Mortgage prepayment penalty FAQ

  • Fortunately, prepayment penalties are less common than they were years ago. The Dodd-Frank Act prohibits most prepayment penalties for current residential home loans, but they’re still allowed for loans that were executed before Jan. 10, 2014, according to Gallagher.

    “They’re associated with non-conforming mortgages — loans not sold or insured by government-sponsored enterprises such as Fannie Mae or Freddie Mac — and they don’t apply to conventional, FHA, VA or USDA home loans,” says DeSimone.

    A prepayment penalty is not necessarily a bad thing, says DeSimone. You may have had to pursue a loan that comes with a prepayment penalty to get financing. For example, if you are self-employed and run a small business with less than a two-year history required by conventional lenders, you might have to get a non-qualified mortgage that comes with a prepayment penalty.
  • Prepaying your mortgage may cause your credit score to drop slightly but only temporarily.

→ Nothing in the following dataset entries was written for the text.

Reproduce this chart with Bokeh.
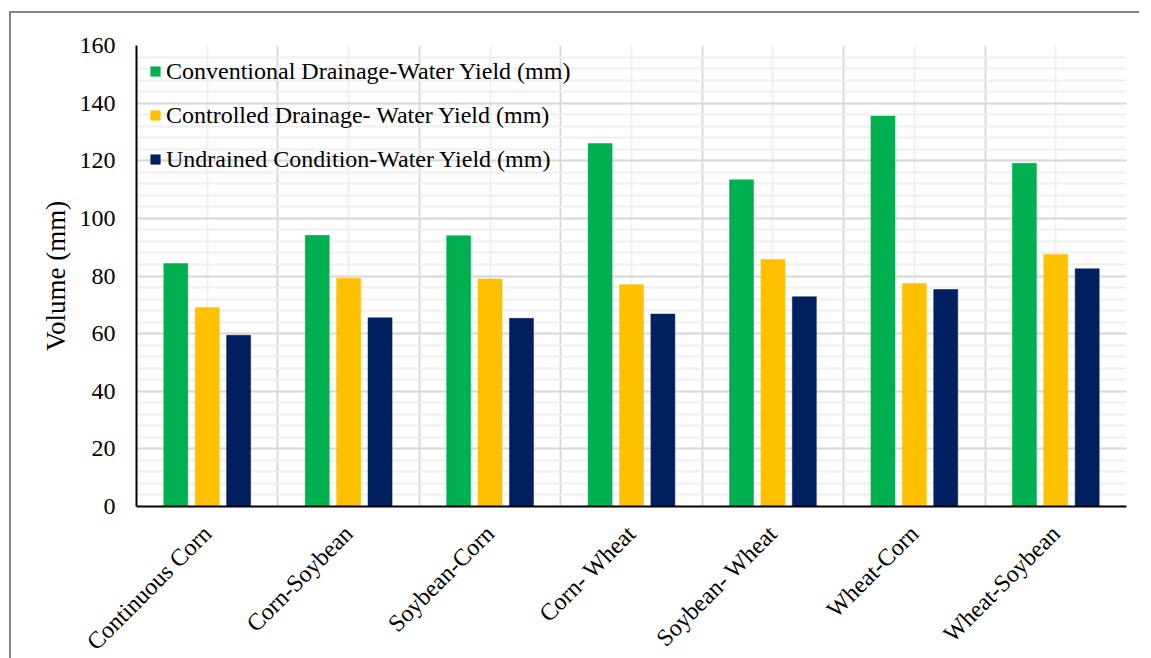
import numpy as np
from bokeh.plotting import figure
from bokeh.models import (ColumnDataSource, FixedTicker, SingleIntervalTicker,
                          Legend, LegendItem, Range1d)
from bokeh.transform import dodge
from bokeh.embed import file_html
from bokeh.resources import INLINE

categories = ["Continuous Corn", "Corn-Soybean", "Soybean-Corn", "Corn- Wheat",
              "Soybean- Wheat", "Wheat-Corn", "Wheat-Soybean"]
conventional = [84.3, 94.1, 94.0, 126.0, 113.4, 135.5, 119.1]
controlled = [69.1, 79.2, 79.0, 77.0, 85.7, 77.4, 87.5]
undrained = [59.4, 65.5, 65.3, 66.8, 72.8, 75.3, 82.5]
series_names = ["Conventional Drainage-Water Yield (mm)",
                "Controlled Drainage- Water Yield (mm)",
                "Undrained Condition-Water Yield (mm)"]
colors = ["#00B050", "#FFC000", "#002060"]

FONT = "Liberation Serif"
n = len(categories)
centers = [i + 0.5 for i in range(n)]
source = ColumnDataSource(dict(x=centers, conv=conventional, ctrl=controlled, und=undrained))

p = figure(width=1130, height=660, output_backend="svg", toolbar_location=None,
           x_range=Range1d(0, n), y_range=Range1d(0, 160),
           min_border_left=125, min_border_right=15, min_border_top=32, min_border_bottom=167)
p.styles = {"margin-left": "9px", "margin-top": "11px", "margin-bottom": "-40px",
            "border-left": "2px solid #858585", "border-top": "2px solid #858585"}
p.outline_line_color = None
p.background_fill_color = "white"

width = 0.17
offsets = [-0.222, 0.0, 0.222]
fields = ["conv", "ctrl", "und"]
renderers = []
for f, off, c in zip(fields, offsets, colors):
    r = p.vbar(x=dodge("x", off, range=p.x_range), top=f, width=width, source=source,
               fill_color=c, line_color=c, line_width=0.5)
    renderers.append(r)

# axes
p.xaxis.ticker = FixedTicker(ticks=centers)
p.xaxis.major_label_overrides = {c: lab for c, lab in zip(centers, categories)}
p.xaxis.major_label_orientation = np.pi / 4
p.xaxis.major_label_text_font = FONT
p.xaxis.major_label_text_font_size = "24px"
p.xaxis.major_label_text_color = "black"
p.xaxis.major_label_standoff = 17
p.xaxis.major_tick_line_color = None
p.xaxis.minor_tick_line_color = None
p.xaxis.axis_line_color = "black"
p.xaxis.axis_line_width = 2

p.yaxis.ticker = SingleIntervalTicker(interval=20, num_minor_ticks=5)
p.yaxis.major_label_text_font = FONT
p.yaxis.major_label_text_font_size = "24px"
p.yaxis.major_label_text_color = "black"
p.yaxis.major_label_standoff = 15
p.yaxis.major_tick_line_color = None
p.yaxis.minor_tick_line_color = None
p.yaxis.axis_line_color = "black"
p.yaxis.axis_line_width = 2
p.yaxis.axis_label = "Volume (mm)"
p.yaxis.axis_label_text_font = FONT
p.yaxis.axis_label_text_font_size = "27px"
p.yaxis.axis_label_text_font_style = "normal"
p.yaxis.axis_label_text_color = "black"
p.yaxis.axis_label_standoff = 6

# grids
p.ygrid.ticker = SingleIntervalTicker(interval=20, num_minor_ticks=5)
p.ygrid.grid_line_color = "#d9d9d9"
p.ygrid.grid_line_width = 2
p.ygrid.minor_grid_line_color = "#efefef"
p.ygrid.minor_grid_line_width = 2

p.xgrid.ticker = FixedTicker(ticks=list(range(n + 1)), minor_ticks=centers)
p.xgrid.grid_line_color = "#d9d9d9"
p.xgrid.grid_line_width = 2
p.xgrid.minor_grid_line_color = "#efefef"
p.xgrid.minor_grid_line_width = 2

legend = Legend(items=[LegendItem(label=s, renderers=[r]) for s, r in zip(series_names, renderers)],
                location=(13, 332), orientation="vertical",
                label_text_font=FONT, label_text_font_size="24px", label_text_color="black",
                glyph_width=12, glyph_height=12, label_height=30, label_standoff=5,
                spacing=14, padding=0, margin=0,
                border_line_color=None, background_fill_alpha=0)
p.add_layout(legend, "center")

open("out.html", "w").write(file_html(p, INLINE))
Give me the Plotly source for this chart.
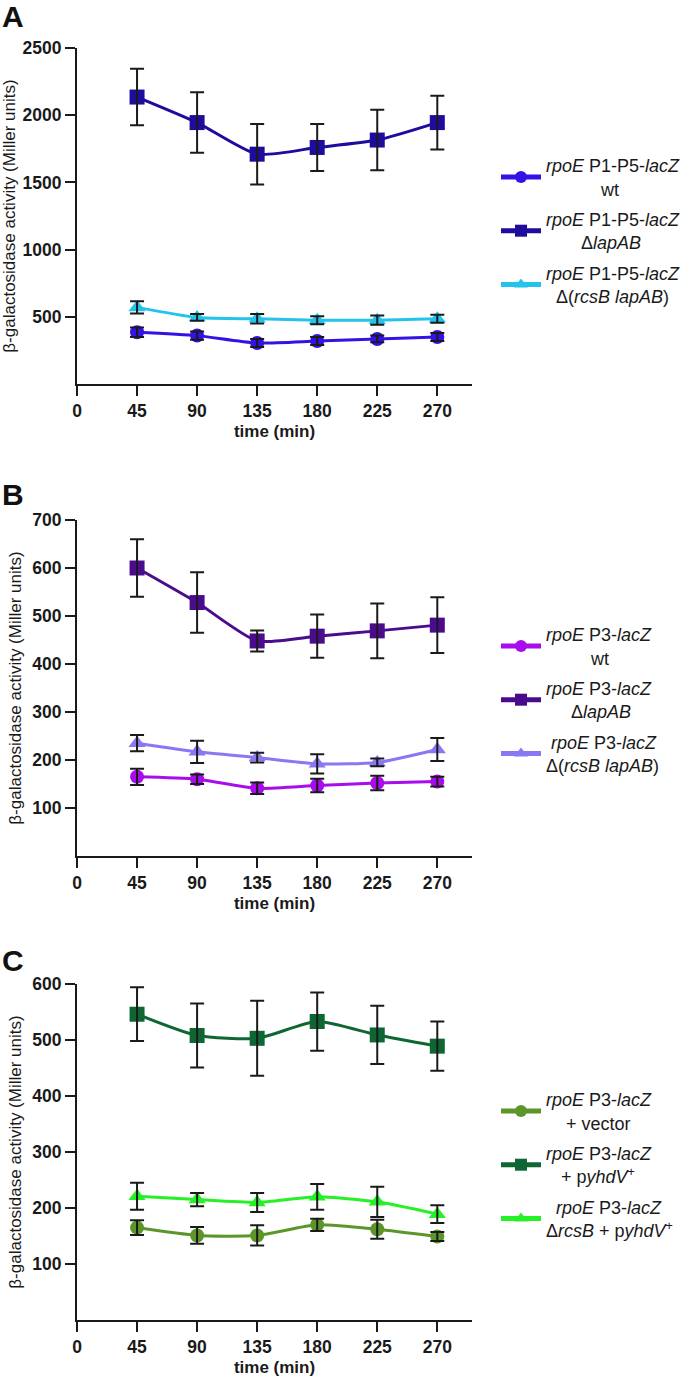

This is because closing the mortgage may reduce your overall credit mix, which includes the various types of credit accounts you have in your name. It may also reduce your credit history. Both are important factors that contribute to your overall credit score.
  • You can contact your lender to find out whether your mortgage has a prepayment penalty. Lenders are legally required to disclose such information.
  • If you’re considering paying off your mortgage early, it’s important to run the numbers and understand the costs. If you’re paying off the mortgage within the first three years and will face a prepayment penalty, it may be best to hold off a little longer. However, if you’re more than three years into your mortgage, have the financial means to do so and can avoid decades of interest payments by eliminating your mortgage, it can be a beneficial step.